The actions of CME, Binance, and NYSE/ICE may not immediately change Hyperliquid's actual revenue in the short term, but they will alter the market's perception of future revenue growth. The HYPE pullback can be explained by various factors, including unlocks, whale behavior, overall risk appetite, and competitive expectations, rather than simply attributing it to CME's new products. However, as competitors begin to fill the gap in 24/7 capability, the market will naturally question whether the smooth conversion of future traditional asset perpetual trading volume into fees and buybacks can continue as before.
This is why this round of discussion is more a reassessment of expectations than a performance validation. CME's new crude oil contract has not yet launched, and there is no clear data on user migration between Binance bStocks and Hyperliquid's stock perpetual. What can be confirmed now is that the "uniqueness" of Hyperliquid in traditional asset exposure is declining; what cannot be confirmed is to what extent this will translate into actual trading volume loss.
What is truly worth watching next is not which platform states 24/7 in its announcement, but whether there is actual trading and depth during off-hours.
CME's 1-ounce gold futures plan to commence 24/7 trading on July 26, 2026, and the new 10-contract WTI crude oil futures plan is set to go live on August 30, 2026. These two milestones will provide the market with the first batch of validation samples: whether overnight and weekend trading is active enough, whether spreads are tight enough, and whether institutions and professional traders are indeed relocating risk management back to the regulated futures system.
For Hyperliquid, a more direct observation metric is the trading volume, open interest, and fee contribution of the corresponding perpetuals for commodities and stocks.
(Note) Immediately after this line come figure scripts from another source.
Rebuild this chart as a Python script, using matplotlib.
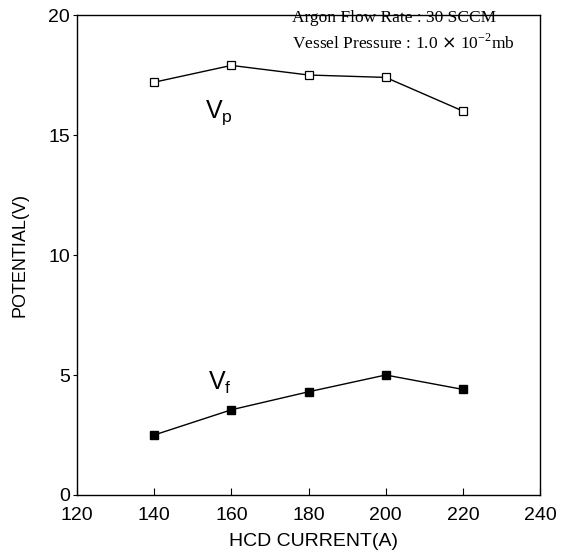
import matplotlib
matplotlib.use("Agg")
import matplotlib.pyplot as plt

current = [140, 160, 180, 200, 220]
vp = [17.2, 17.9, 17.5, 17.4, 16.0]
vf = [2.5, 3.55, 4.3, 5.0, 4.4]
xticks = [120, 140, 160, 180, 200, 220, 240]
yticks = [0, 5, 10, 15, 20]

plt.rcParams['font.family'] = ['Liberation Sans', 'DejaVu Sans']

fig = plt.figure(figsize=(5.73, 5.54), dpi=100)
ax = fig.add_axes([0.1344, 0.1065, 0.808, 0.8664])

ax.plot(current, vp, color='black', lw=1.0, marker='s', ms=6,
        mfc='white', mec='black', mew=0.9)
ax.plot(current, vf, color='black', lw=1.0, marker='s', ms=5.5,
        mfc='black', mec='black')

ax.set_xlim(120, 240)
ax.set_ylim(0, 20)
ax.set_xticks(xticks)
ax.set_yticks(yticks)
ax.tick_params(axis='x', direction='in', length=5, labelsize=14, pad=9)
ax.tick_params(axis='y', direction='out', length=3, labelsize=14, pad=2)
for s in ax.spines.values():
    s.set_linewidth(1.0)

ax.set_xlabel('HCD CURRENT(A)', fontsize=14, va='center')
ax.xaxis.set_label_coords(0.51, -0.097)
ax.set_ylabel('POTENTIAL(V)', fontsize=13, va='center')
ax.yaxis.set_label_coords(-0.123, 0.5)

ax.text(153.2, 15.7, r'V$_\mathregular{p}$', fontsize=18, ha='left', va='baseline')
ax.text(154, 4.37, r'V$_\mathregular{f}$', fontsize=18, ha='left', va='baseline')

serif = ['Liberation Serif', 'DejaVu Serif']
ax.text(0.465, (480 - 3) / 480, 'Argon Flow Rate : 30 SCCM', transform=ax.transAxes,
        fontsize=12.5, family=serif, va='center', ha='left')
ax.text(0.465, (480 - 28) / 480, r'Vessel Pressure : 1.0 $\times$ 10$^{\mathregular{-2}}$mb',
        transform=ax.transAxes, fontsize=12.5, family=serif, va='center', ha='left')

fig.savefig('out.png', dpi=100)
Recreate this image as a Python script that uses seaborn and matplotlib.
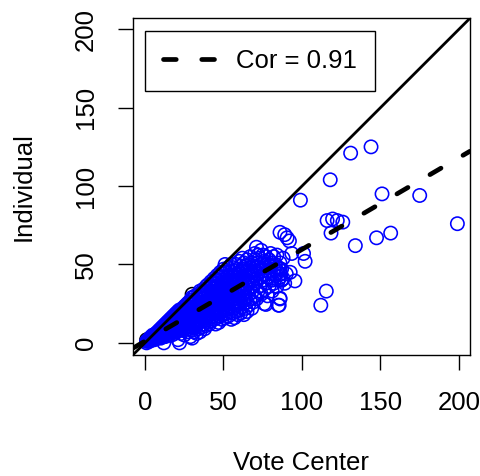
import pandas as pd
import matplotlib
matplotlib.use("Agg")
import matplotlib.pyplot as plt
import seaborn as sns

# (vote center, individual) counts
cluster_pts = [
    (1, 0), (1, 1), (2, 1), (2, 2), (3, 1), (3, 2), (3, 3), (4, 2), (4, 3), (4, 4),
    (5, 2), (5, 3), (5, 4), (5, 5), (6, 2), (6, 4), (6, 5), (7, 3), (7, 4), (7, 6),
    (8, 3), (8, 5), (8, 7), (9, 4), (9, 6), (9, 8), (10, 3), (10, 5), (10, 7), (10, 9),
    (11, 4), (11, 6), (11, 8), (11, 10), (12, 0), (12, 5), (12, 7), (12, 9), (12, 11),
    (13, 4), (13, 6), (13, 8), (13, 10), (13, 12), (14, 5), (14, 7), (14, 9), (14, 11),
    (14, 13), (15, 5), (15, 8), (15, 10), (15, 12), (15, 14), (16, 6), (16, 9), (16, 11),
    (16, 13), (16, 15), (17, 5), (17, 8), (17, 10), (17, 12), (17, 14), (17, 16),
    (18, 7), (18, 10), (18, 12), (18, 14), (18, 17), (19, 6), (19, 9), (19, 11), (19, 13),
    (19, 15), (19, 18), (20, 7), (20, 10), (20, 12), (20, 14), (20, 17), (20, 19),
    (21, 2), (21, 8), (21, 11), (21, 13), (21, 15), (21, 18), (21, 20), (22, 0), (22, 9),
    (22, 12), (22, 14), (22, 16), (22, 19), (22, 21), (23, 6), (23, 10), (23, 13), (23, 15),
    (23, 17), (23, 21), (24, 8), (24, 11), (24, 14), (24, 16), (24, 18), (24, 22),
    (25, 5), (25, 9), (25, 12), (25, 15), (25, 17), (25, 20), (25, 23), (26, 10), (26, 13),
    (26, 16), (26, 18), (26, 21), (26, 24), (27, 7), (27, 11), (27, 14), (27, 17), (27, 19),
    (27, 22), (27, 25), (28, 9), (28, 12), (28, 15), (28, 18), (28, 21), (28, 26),
    (29, 4), (29, 10), (29, 13), (29, 16), (29, 19), (29, 22), (29, 27), (30, 3), (30, 8),
    (30, 12), (30, 15), (30, 18), (30, 21), (30, 24), (30, 29),
    (31, 7), (31, 12), (31, 16), (31, 19), (31, 22), (31, 25), (31, 29), (32, 10), (32, 14),
    (32, 17), (32, 20), (32, 23), (32, 27), (32, 30), (33, 6), (33, 12), (33, 15), (33, 18),
    (33, 21), (33, 24), (33, 28), (34, 9), (34, 13), (34, 17), (34, 20), (34, 23), (34, 26),
    (34, 31), (35, 7), (35, 11), (35, 15), (35, 19), (35, 22), (35, 25), (35, 29), (35, 33),
    (36, 10), (36, 14), (36, 18), (36, 21), (36, 24), (36, 28), (36, 32), (37, 12), (37, 16),
    (37, 20), (37, 23), (37, 26), (37, 30), (37, 34), (38, 9), (38, 14), (38, 18), (38, 22),
    (38, 25), (38, 29), (38, 33), (39, 11), (39, 16), (39, 20), (39, 24), (39, 27), (39, 31),
    (39, 36), (40, 13), (40, 18), (40, 22), (40, 26), (40, 29), (40, 33), (40, 37),
    (41, 12), (41, 16), (41, 21), (41, 25), (41, 28), (41, 32), (41, 36), (42, 14), (42, 19),
    (42, 23), (42, 27), (42, 30), (42, 35), (42, 39), (43, 17), (43, 21), (43, 25), (43, 29),
    (43, 33), (43, 38), (44, 15), (44, 20), (44, 24), (44, 28), (44, 32), (44, 36), (44, 41),
    (45, 12), (45, 18), (45, 22), (45, 27), (45, 31), (45, 35), (45, 40), (46, 16), (46, 21),
    (46, 25), (46, 29), (46, 33), (46, 38), (46, 43), (47, 13), (47, 19), (47, 24), (47, 28),
    (47, 32), (47, 37), (47, 42), (48, 17), (48, 22), (48, 27), (48, 31), (48, 35), (48, 40),
    (48, 45), (49, 15), (49, 20), (49, 25), (49, 30), (49, 34), (49, 39), (49, 44),
    (50, 18), (50, 23), (50, 28), (50, 32), (50, 37), (50, 42), (50, 47),
    (51, 16), (51, 21), (51, 26), (51, 31), (51, 36), (51, 41), (51, 50), (52, 19), (52, 24),
    (52, 29), (52, 34), (52, 39), (52, 45), (53, 17), (53, 22), (53, 27), (53, 33), (53, 38),
    (53, 43), (53, 48), (54, 20), (54, 26), (54, 31), (54, 36), (54, 41), (54, 46),
    (55, 15), (55, 23), (55, 29), (55, 35), (55, 40), (55, 45), (55, 50), (56, 19), (56, 25),
    (56, 31), (56, 37), (56, 43), (56, 48), (57, 16), (57, 22), (57, 28), (57, 34), (57, 40),
    (57, 46), (58, 20), (58, 26), (58, 32), (58, 38), (58, 44), (58, 50), (59, 18), (59, 24),
    (59, 30), (59, 36), (59, 42), (59, 47), (60, 21), (60, 28), (60, 34), (60, 40), (60, 45),
    (60, 52),
    (61, 19), (61, 25), (61, 32), (61, 38), (61, 44), (61, 49), (62, 23), (62, 30), (62, 36),
    (62, 42), (62, 47), (62, 54), (63, 18), (63, 27), (63, 34), (63, 40), (63, 46), (63, 51),
    (64, 22), (64, 29), (64, 37), (64, 43), (64, 49), (65, 20), (65, 26), (65, 33), (65, 40),
    (65, 46), (65, 53), (66, 24), (66, 31), (66, 38), (66, 44), (66, 50), (67, 28), (67, 35),
    (67, 42), (67, 48), (67, 55), (68, 22), (68, 32), (68, 39), (68, 45), (68, 51), (69, 26),
    (69, 36), (69, 43), (69, 49), (70, 30), (70, 38), (70, 46), (70, 53), (70, 57), (71, 28),
    (71, 41), (71, 48), (71, 61), (72, 33), (72, 44), (72, 51), (72, 56), (73, 36), (73, 47),
    (73, 54), (74, 31), (74, 42), (74, 50), (74, 59), (75, 40), (75, 46), (75, 56),
    (76, 25), (76, 34), (76, 44), (76, 52), (77, 38), (77, 48), (77, 55), (78, 30), (78, 42),
    (78, 50), (79, 36), (79, 46), (79, 53), (80, 44), (80, 49), (80, 57), (81, 33), (81, 40),
    (81, 51), (82, 38), (82, 47), (82, 55), (83, 43), (83, 50), (84, 36), (84, 46), (84, 56),
    (85, 24), (85, 40), (85, 48), (86, 28), (86, 42), (86, 44), (86, 51), (87, 40), (87, 47),
    (88, 41), (88, 54), (89, 38), (90, 44),
]

outlier_pts = [
    (144, 125), (131, 121), (118, 104), (99, 91), (151, 95), (175, 94), (199, 76),
    (116, 78), (119.5, 79), (122.5, 78), (126, 77), (118.5, 70), (147.5, 67), (156.5, 70),
    (134, 62), (115.5, 33), (112, 24), (86, 70.5), (89, 69), (90.5, 67), (92, 65),
    (93.5, 57), (101, 57), (102, 52), (95.5, 39.5), (92.5, 45), (85.5, 24), (86, 28.5),
    (77, 24.5), (87, 40), (86.5, 44), (86, 47),
]

# a few points drawn in black, mostly hidden under the blue ones
black_pts = [(30, 31), (1, 2), (4, 3)]

# fitted line and correlation as shown in the picture
fit_intercept = 1.1
fit_slope = 0.585
cor_value = 0.91

ticks = [0, 50, 100, 150, 200]

df = pd.DataFrame(cluster_pts + outlier_pts, columns=["vote_center", "individual"])
df_black = pd.DataFrame(black_pts, columns=["vote_center", "individual"])

sns.set_style("ticks")
plt.rcParams["font.family"] = ["Liberation Sans", "DejaVu Sans"]
plt.rcParams["text.color"] = "black"
plt.rcParams["axes.labelcolor"] = "black"

fig = plt.figure(figsize=(4.81, 4.76), dpi=100)
ax = fig.add_axes([0.276, 0.254, 0.701, 0.7076])

sns.scatterplot(data=df_black, x="vote_center", y="individual", ax=ax,
                marker="o", s=92, facecolor="none", edgecolor="black", linewidth=1.15)
sns.scatterplot(data=df, x="vote_center", y="individual", ax=ax,
                marker="o", s=92, facecolor="none", edgecolor="blue", linewidth=1.15)

ax.axline((0, 0), slope=1, color="black", linewidth=2.0)
fit = ax.axline((0, fit_intercept), slope=fit_slope, color="black", linewidth=3.4,
                linestyle=(0, (2.7, 5.4)), label=f"Cor = {cor_value:.2f}")
fit.set_dash_capstyle("round")

ax.set_xlim(-7.8, 207)
ax.set_ylim(-7.8, 207)
ax.set_xticks(ticks)
ax.set_yticks(ticks)
ax.tick_params(axis="both", length=11, width=1, color="black", labelsize=18.5,
               labelcolor="black")
ax.tick_params(axis="x", pad=15)
ax.tick_params(axis="y", pad=14)
plt.setp(ax.get_yticklabels(), rotation=90, va="center")

for sp in ax.spines.values():
    sp.set_visible(True)
    sp.set_color("black")
    sp.set_linewidth(1.0)

ax.set_xlabel("Vote Center", fontsize=18.5, va="center", color="black")
ax.set_ylabel("Individual", fontsize=18.5, va="center", color="black")
ax.xaxis.set_label_coords(0.5, -0.321)
ax.yaxis.set_label_coords(-0.325, 0.5)

leg = ax.legend(loc="upper left", bbox_to_anchor=(0.0365, 0.963), borderaxespad=0,
                fontsize=18.5, frameon=True, fancybox=False, edgecolor="black",
                framealpha=1, borderpad=0.7, handlelength=2.0, handletextpad=0.85)
leg.get_frame().set_linewidth(1.0)
for t in leg.get_texts():
    t.set_color("black")

fig.savefig("out.png", dpi=100)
If the CME Gold and Crude Oil futures volumes surge, while Hyperliquid's market sees a simultaneous decline in trading volume and open interest, the narrative of competitive diversion will strengthen. If both sides experience growth, it indicates that 24/7 trading may be expanding the overall market, rather than simply moving on-chain trading off-chain.

The key to HYPE is also here. Unlockings and whale trades may impact short-term prices, but the longer-term valuation anchor still needs to return to whether the platform can sustainably generate fees and convert those fees into buybacks. As long as the trading volume and buyback intensity can cover the additional supply and sentiment pressure, the competitive expectations may not necessarily turn into a trend damage. Conversely, if the perpetual growth of traditional assets slows down and external platforms' round-the-clock liquidity begins to take shape, the market's pricing of HYPE will shift from a "high-growth trading platform token" to a more cautious cash flow expectation.
It is not yet time to draw conclusions about Hyperliquid. More accurately, the demand it pioneered and validated is being recognized and replicated by larger financial platforms. The next round of data will determine whether this reassessment remains at the narrative level or continues to transmit to revenue and token prices.